The Shandong participated in Chinese military drills around Taiwan in April, and again entered the Pacific last month.
The ministry said in a statement that the formation led by the Shandong entered the narrow Taiwan Strait on Wednesday afternoon sailing in a northerly direction but keeping to the Chinese side of the waterway’s median line, an unofficial barrier between the two.
China says the Taiwan Strait is not an international waterway and that it alone has sovereignty there, which both Taiwan and the United States dispute. The United States frequently sends warships through the strait, most recently last week, that time accompanied by a Canadian frigate.

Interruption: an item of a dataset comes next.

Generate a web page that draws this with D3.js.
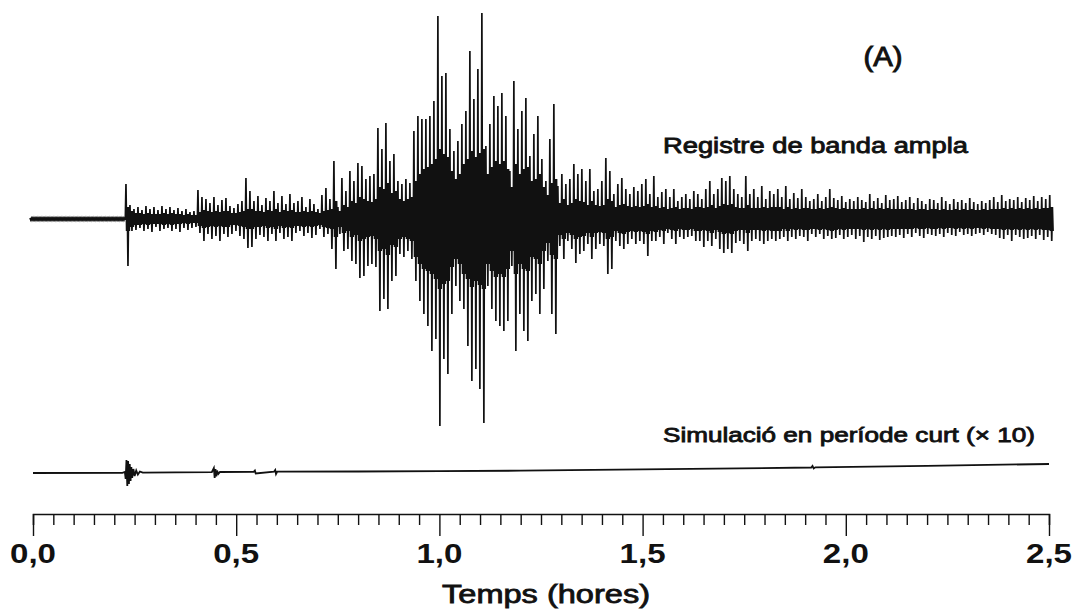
<!DOCTYPE html>
<html><head><meta charset="utf-8">
<script src="https://cdn.jsdelivr.net/npm/d3@7"></script>
<style>body{margin:0;background:#fff}svg{display:block}</style>
</head><body>
<svg id="c" width="1072" height="609"></svg>
<script>
// Broadband record: digitised peak excursions (up / down) per digitising step
const bbStart = -0.0074, bbStep = 0.00984;
const bbUp = [
 1,1,1,1,1,1,1,1,1,1, 1,1,1,1,1,1,1,1,1,1, 1,1,1,1,
 35,14,10,12,9,13,10,12,9,13, 10,12,9,11,8,10,7,8,29,22, 20,16,22,14,19,21,13,11,15,18,
 41,28,18,23,14,21,18,28,16,23, 15,25,16,18,22,12,20,15,10,24, 31,20,58,12,41,28,48,38,56,53,
 40,43,45,91,70,96,58,65,38,35, 40,36,88,103,100,100,103,118,203,143, 146,90,68,78,95,108,168,120,150,206,
 73,95,123,113,126,103,48,138,90,108, 121,63,85,103,60,38,80,115,33,45, 35,40,55,45,50,38,50,28,30,38,
 61,48,25,35,41,30,25,32,28,35, 40,25,43,22,27,30,22,30,18,22, 25,20,28,25,20,30,38,25,30,41,
 38,43,30,25,22,43,25,30,22,33, 20,28,25,30,22,33,20,26,21,30, 22,18,20,25,18,22,30,21,19,23,
 17,20,18,22,19,17,25,18,21,16, 24,19,20,23,17,19,22,16,21,18, 15,20,19,16,22,18,15,20,17,19,
 16,21,17,15,18,16,19,22,17,24, 18,20,19,22,17,21,19,23,18,22, 20,24
];
const bbDown = [
 1,1,1,1,1,1,1,1,1,1, 1,1,1,1,1,1,1,1,1,1, 1,1,1,1,
 47,12,11,9,12,10,13,8,12,10, 9,12,10,13,9,11,9,8,14,22, 15,20,17,22,15,18,15,12,17,20,
 29,28,20,16,18,22,15,22,14,20, 18,22,14,12,17,14,19,16,10,18, 15,30,50,15,32,30,42,45,59,57,
 47,45,48,92,80,90,62,57,35,38, 32,40,62,82,95,107,132,120,207,140, 155,95,67,82,90,127,162,150,170,204,
 67,90,102,107,112,102,47,132,95,112, 122,82,75,95,70,42,95,115,27,40, 22,30,44,35,32,25,40,30,25,27,
 55,50,22,27,30,25,20,25,22,25, 37,22,22,18,25,14,20,25,18,20, 18,17,22,22,28,22,27,20,30,34,
 30,34,24,22,25,32,22,20,22,25, 22,20,22,20,18,22,18,20,17,18, 22,15,18,15,20,17,20,19,16,20,
 18,16,20,17,23,18,20,17,21,19, 18,17,18,16,19,15,18,14,17,19, 15,16,17,15,18,14,16,17,13,16,
 15,17,15,14,16,13,15,16,19,20, 16,22,16,18,20,19,17,20,16,21, 18,22
];
// half-width of the dense (solid black) oscillation band at each step
const bbCore = [
 0.8,0.8,0.8,0.8,0.8,0.8,0.8,0.8,0.8,0.8, 0.8,0.8,0.8,0.8,0.8,0.8,0.8,0.8,0.8,0.8, 0.8,0.8,0.8,0.8,
 12,8,6,6,5,6,5,5,5,6, 5,6,5,5,4,5,4,4,7,9, 8,7,8,7,8,8,6,6,7,8,
 10,10,8,8,7,9,8,10,7,9, 8,9,7,7,8,7,8,7,6,8, 9,10,18,8,14,12,18,16,22,20,
 18,17,20,32,30,36,26,28,20,18, 20,22,38,45,50,52,55,60,70,65, 62,48,40,45,55,60,68,62,66,70,
 45,52,58,55,58,50,32,55,45,50, 52,38,40,45,32,24,36,40,16,20, 14,16,20,18,17,14,18,14,13,14,
 20,18,12,14,15,13,12,13,12,13, 15,12,13,11,12,10,11,12,10,11, 11,10,12,12,11,12,14,11,13,15,
 14,15,12,11,11,14,11,11,11,12, 11,12,12,12,10,12,10,11,10,11, 11,10,10,11,10,11,12,11,10,11,
 10,10,10,10,11,10,11,10,11,10, 11,10,10,10,10,10,10,9,10,10, 9,10,10,9,10,9,9,10,9,10,
 9,10,9,9,10,9,10,10,10,11, 10,11,10,11,10,11,10,11,10,11, 11,12
];
// Short-period simulation (x10): digitised samples
const simTime = [0,0.22,0.226,0.228,0.230,0.232,0.234,0.236,0.238,0.240,0.242,0.244,0.247,0.250,0.254,0.258,0.263,0.27,0.35,0.44,0.445,0.447,0.449,0.451,0.453,0.456,0.46,0.543,0.546,0.548,0.593,0.596,0.598,0.601,0.8,1.0,1.2,1.5,1.915,1.918,1.921,1.925,2.2,2.5];
const simValue = [0,0.2,1,-6,13,-13,12,-11,9,-8,6,-5,4,-3,2.5,-1.5,1.5,0.3,0.6,0.8,5,-5,4,-3.5,2.5,-1,1,1.1,2.5,-0.5,1.3,3,-1,1.3,1.5,1.9,2.3,3.6,5.5,7,4.5,5.7,7.2,9];
// Axis
const majorTicks = [0, 0.5, 1.0, 1.5, 2.0, 2.5];
const minorStep = 0.05;
const axisTitle = "Temps (hores)";
const panelLabel = "(A)";
const bbLabel = "Registre de banda ampla";
const simLabel = "Simulació en període curt (× 10)";

const svg = d3.select("#c");
const x = d3.scaleLinear().domain([0, 2.5]).range([33, 1049]);
const yBB = d3.scaleLinear().domain([-210, 210]).range([429, 9]);
const ySim = d3.scaleLinear().domain([-20, 20]).range([493, 453]);
const font = "'Liberation Sans', Arial, Helvetica, sans-serif";

// broadband trace
const pts = [];
bbUp.forEach((u, i) => {
  const t = bbStart + i * bbStep;
  const dn = bbDown[i];
  const c = Math.min(bbCore[i], u, dn);
  const s = bbStep / 6;
  pts.push([t, u]);
  pts.push([t + s, -c]);
  pts.push([t + 2 * s, c]);
  pts.push([t + 3 * s, -dn]);
  pts.push([t + 4 * s, c]);
  pts.push([t + 5 * s, -c]);
});
svg.append("path")
  .attr("d", d3.line().x(d => x(d[0])).y(d => yBB(d[1]))(pts))
  .attr("fill", "none").attr("stroke", "#111").attr("stroke-width", 1.7)
  .attr("stroke-linejoin", "miter");

// simulation trace
svg.append("path")
  .attr("d", d3.line().x((d, i) => x(simTime[i])).y(d => ySim(d))(simValue))
  .attr("fill", "none").attr("stroke", "#111").attr("stroke-width", 1.8);

// axis
const fmt = d3.formatLocale({decimal: ",", thousands: ".", grouping: [3], currency: ["", "€"]}).format(".1f");
const minor = d3.range(0, 2.5 + 1e-9, minorStep);
const ax = d3.axisBottom(x).tickValues(minor).tickSizeOuter(0)
  .tickSize(11).tickFormat("");
const g = svg.append("g").attr("transform", "translate(0,514)").call(ax);
g.select(".domain").attr("stroke", "#111").attr("stroke-width", 1.6);
g.selectAll(".tick line").attr("stroke", "#111").attr("stroke-width", 1.4)
  .attr("y2", d => (Math.abs(d / 0.5 - Math.round(d / 0.5)) < 1e-6 ? 22 : 11));

svg.append("g").selectAll("text").data(majorTicks).join("text")
  .attr("x", d => x(d)).attr("y", 563)
  .attr("text-anchor", "middle")
  .attr("font-family", font).attr("font-weight", "bold").attr("font-size", 27)
  .attr("textLength", 46).attr("lengthAdjust", "spacingAndGlyphs")
  .attr("fill", "#111")
  .text(d => fmt(d));

function label(txt, cx, y, size, len, sw) {
  svg.append("text").attr("x", cx).attr("y", y).attr("text-anchor", "middle")
    .attr("font-family", font).attr("font-size", size)
    .attr("fill", "#111").attr("stroke", "#111").attr("stroke-width", sw)
    .attr("textLength", len).attr("lengthAdjust", "spacingAndGlyphs")
    .text(txt);
}
label(axisTitle, 546, 603, 25, 208, 0.8);
label(panelLabel, 883, 66, 28, 39, 1.0);
label(bbLabel, 815.5, 153, 22, 305, 0.85);
label(simLabel, 849, 442, 21, 372, 0.85);
</script>
</body></html>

As of Thursday morning, the Chinese carrier group was continuing to sail northwards, Taiwan’s defence ministry said. Taiwan has dispatched “appropriate” forces to keep watch, it added, without elaborating.
China’s defence ministry did not immediately respond to a request for comment.
Japan’s defence ministry said on Monday that the Shandong and other naval ships had sailed to the South China Sea after conducting landing drills in the Pacific Ocean for nine days.
The Shandong, commissioned in 2019, also sailed through the Taiwan Strait in June.
Taiwan has repeatedly complained of Chinese air force planes crossing the strait’s median line.
China, which has never renounced the use of force to bring Taiwan under its control, has stepped up military activity near the democratically governed island, responding to what it calls “collusion” between Taiwan and the United States.
Taiwan’s government strongly rejects Beijing’s sovereignty claim.